Reproduce, character for character, the lines below from the first through the one with "param_ours_y = [91.9, 91.0, 88.9]". Leave pictures out.

» Provided data:
(begin)
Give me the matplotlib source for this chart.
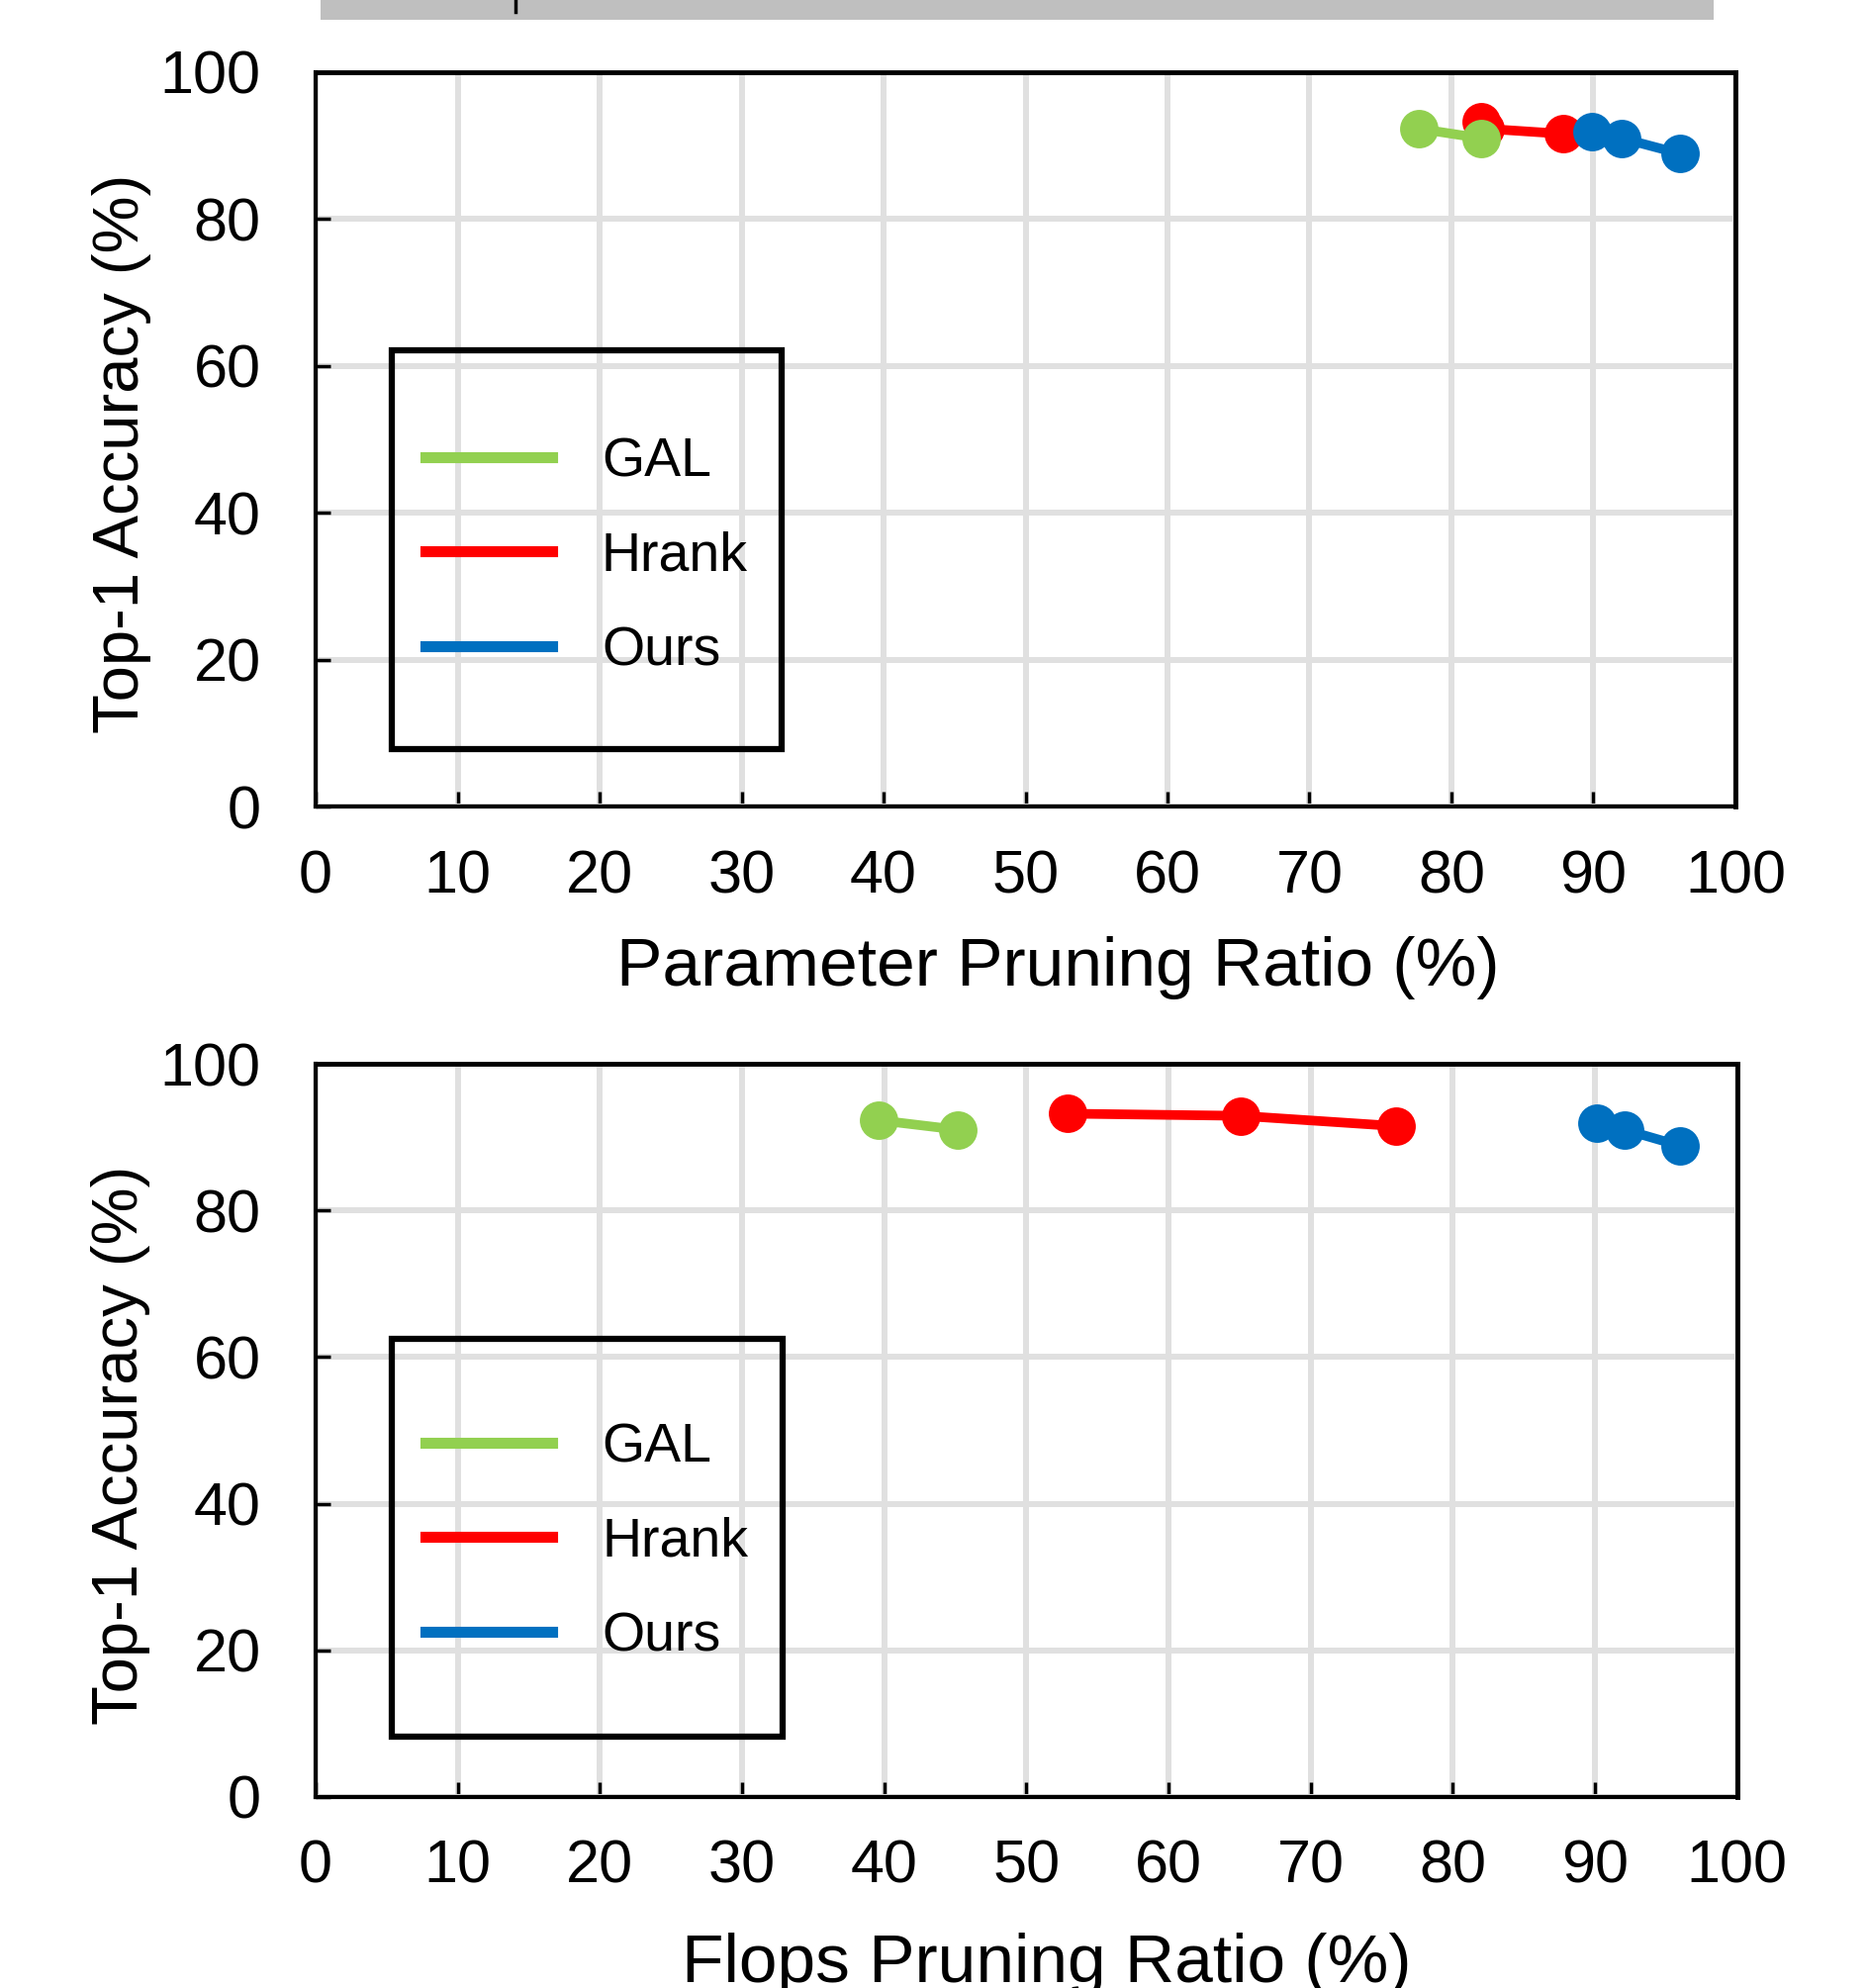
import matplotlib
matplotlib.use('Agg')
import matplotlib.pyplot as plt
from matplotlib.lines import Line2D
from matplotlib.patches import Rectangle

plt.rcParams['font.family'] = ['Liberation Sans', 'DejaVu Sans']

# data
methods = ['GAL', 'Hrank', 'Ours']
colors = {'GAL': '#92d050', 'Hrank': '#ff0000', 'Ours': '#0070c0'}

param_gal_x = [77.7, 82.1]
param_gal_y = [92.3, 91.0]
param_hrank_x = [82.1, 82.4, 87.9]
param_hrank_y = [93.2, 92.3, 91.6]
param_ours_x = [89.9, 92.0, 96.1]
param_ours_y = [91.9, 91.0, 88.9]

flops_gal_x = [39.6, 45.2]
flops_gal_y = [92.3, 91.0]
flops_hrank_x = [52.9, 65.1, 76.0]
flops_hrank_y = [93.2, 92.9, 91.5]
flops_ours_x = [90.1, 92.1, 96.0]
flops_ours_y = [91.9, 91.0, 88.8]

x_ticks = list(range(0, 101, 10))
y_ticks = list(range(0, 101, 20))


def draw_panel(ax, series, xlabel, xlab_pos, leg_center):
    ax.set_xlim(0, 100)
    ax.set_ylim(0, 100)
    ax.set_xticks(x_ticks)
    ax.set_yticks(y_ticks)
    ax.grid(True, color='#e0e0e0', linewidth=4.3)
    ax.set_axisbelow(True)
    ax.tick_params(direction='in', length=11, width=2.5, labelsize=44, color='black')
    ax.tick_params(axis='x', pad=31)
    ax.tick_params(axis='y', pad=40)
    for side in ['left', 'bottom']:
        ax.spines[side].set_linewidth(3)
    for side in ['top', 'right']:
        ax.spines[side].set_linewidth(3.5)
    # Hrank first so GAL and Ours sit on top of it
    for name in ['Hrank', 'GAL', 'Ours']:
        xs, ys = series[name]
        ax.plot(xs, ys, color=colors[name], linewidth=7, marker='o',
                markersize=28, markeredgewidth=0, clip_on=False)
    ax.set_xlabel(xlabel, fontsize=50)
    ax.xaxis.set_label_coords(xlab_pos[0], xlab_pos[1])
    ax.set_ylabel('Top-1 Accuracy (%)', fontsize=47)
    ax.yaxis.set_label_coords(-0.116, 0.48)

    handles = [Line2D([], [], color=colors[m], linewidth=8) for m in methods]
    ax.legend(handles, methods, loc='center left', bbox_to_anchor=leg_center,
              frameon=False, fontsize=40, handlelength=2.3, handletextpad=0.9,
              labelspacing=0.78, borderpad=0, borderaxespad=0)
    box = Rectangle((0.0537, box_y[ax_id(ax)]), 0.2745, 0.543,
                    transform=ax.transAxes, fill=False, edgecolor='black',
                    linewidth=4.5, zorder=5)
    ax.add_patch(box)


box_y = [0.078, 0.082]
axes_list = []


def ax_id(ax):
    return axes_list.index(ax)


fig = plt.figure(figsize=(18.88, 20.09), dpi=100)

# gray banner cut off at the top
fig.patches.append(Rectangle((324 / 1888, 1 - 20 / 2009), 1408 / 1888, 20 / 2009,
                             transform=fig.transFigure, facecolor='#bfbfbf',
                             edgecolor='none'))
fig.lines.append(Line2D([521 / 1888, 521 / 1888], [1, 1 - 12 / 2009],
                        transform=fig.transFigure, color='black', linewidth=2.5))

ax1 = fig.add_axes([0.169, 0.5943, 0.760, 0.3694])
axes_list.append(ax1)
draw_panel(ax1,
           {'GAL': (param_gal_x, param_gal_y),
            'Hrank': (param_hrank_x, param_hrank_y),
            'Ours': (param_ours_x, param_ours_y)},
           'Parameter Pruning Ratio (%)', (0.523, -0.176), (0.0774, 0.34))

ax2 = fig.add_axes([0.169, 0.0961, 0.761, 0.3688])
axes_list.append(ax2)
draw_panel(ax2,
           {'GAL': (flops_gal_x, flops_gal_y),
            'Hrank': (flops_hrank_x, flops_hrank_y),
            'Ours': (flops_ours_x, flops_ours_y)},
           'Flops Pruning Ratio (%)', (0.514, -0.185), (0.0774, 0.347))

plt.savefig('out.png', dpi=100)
(end)
» Response:
Give me the matplotlib source for this chart.
import matplotlib
matplotlib.use('Agg')
import matplotlib.pyplot as plt
from matplotlib.lines import Line2D
from matplotlib.patches import Rectangle

plt.rcParams['font.family'] = ['Liberation Sans', 'DejaVu Sans']

# data
methods = ['GAL', 'Hrank', 'Ours']
colors = {'GAL': '#92d050', 'Hrank': '#ff0000', 'Ours': '#0070c0'}

param_gal_x = [77.7, 82.1]
param_gal_y = [92.3, 91.0]
param_hrank_x = [82.1, 82.4, 87.9]
param_hrank_y = [93.2, 92.3, 91.6]
param_ours_x = [89.9, 92.0, 96.1]
param_ours_y = [91.9, 91.0, 88.9]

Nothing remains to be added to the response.